The city of Hillsboro is hoping to widen and extend 253rd Avenue from Northwest Evergreen Parkway to Meek Road. The roadway, currently a gravel road, is in line to be paved and extended to connect with Meek Road. The current outlet for Meek Road — on Evergreen Parkway — will soon be closed to accommodate reconstruction of the nearby Highway 26 interchange.

The area is being developed due to an increasing demand for industrial land, but families whose relatives lived in the area over the course of several generations believe there was a graveyard in the immediate area of the road construction project. They contend it’s likely several Nez Perce children were buried there.

On May 6, a team of technicians from the Confederated Tribes of the Umatilla Indian Reservation came to the site with ground-penetrating radar and began testing the area for “anomalies” that could signal the resting place for human remains. The technicians wrapped up their work on May 9.

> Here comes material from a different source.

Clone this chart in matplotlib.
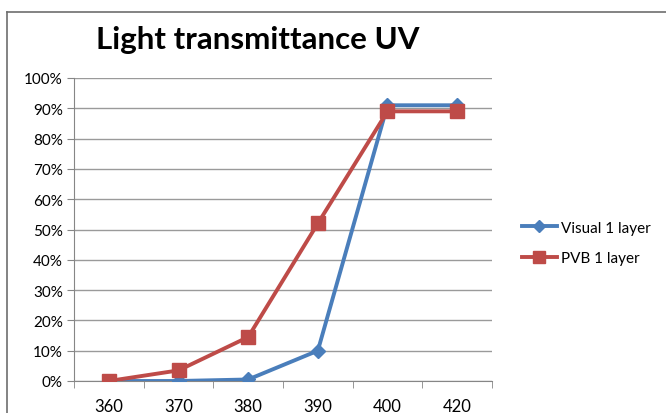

“Preliminary results of ground-penetrating radar performed by SWCA Environmental Consultants and the Confederated Tribes of the Umatilla Indian Reservation earlier this month were inconclusive,” explained Patrick Preston, public affairs manager for the city of Hillsboro. “The type of soil made it difficult to draw conclusions from the initial readings. Anomalies found in four out of 14 grid areas on Northwest 253rd Avenue require further examination. There is an indication that the anomalies could be associated with past land use.”

According to Preston, the next step is to develop a field plan to determine what the anomalies represent via a combination of hand excavation and backhoe exploration. The sites where the excavations will take place will first be reviewed by the Oregon State Historic Preservation Office, as well as affected tribes.

Preston said the excavations are tentatively planned for mid-June, but the work is not expected to halt road construction at the site.

“The project remains on schedule while we work to determine what the anomalies represent,” Preston said.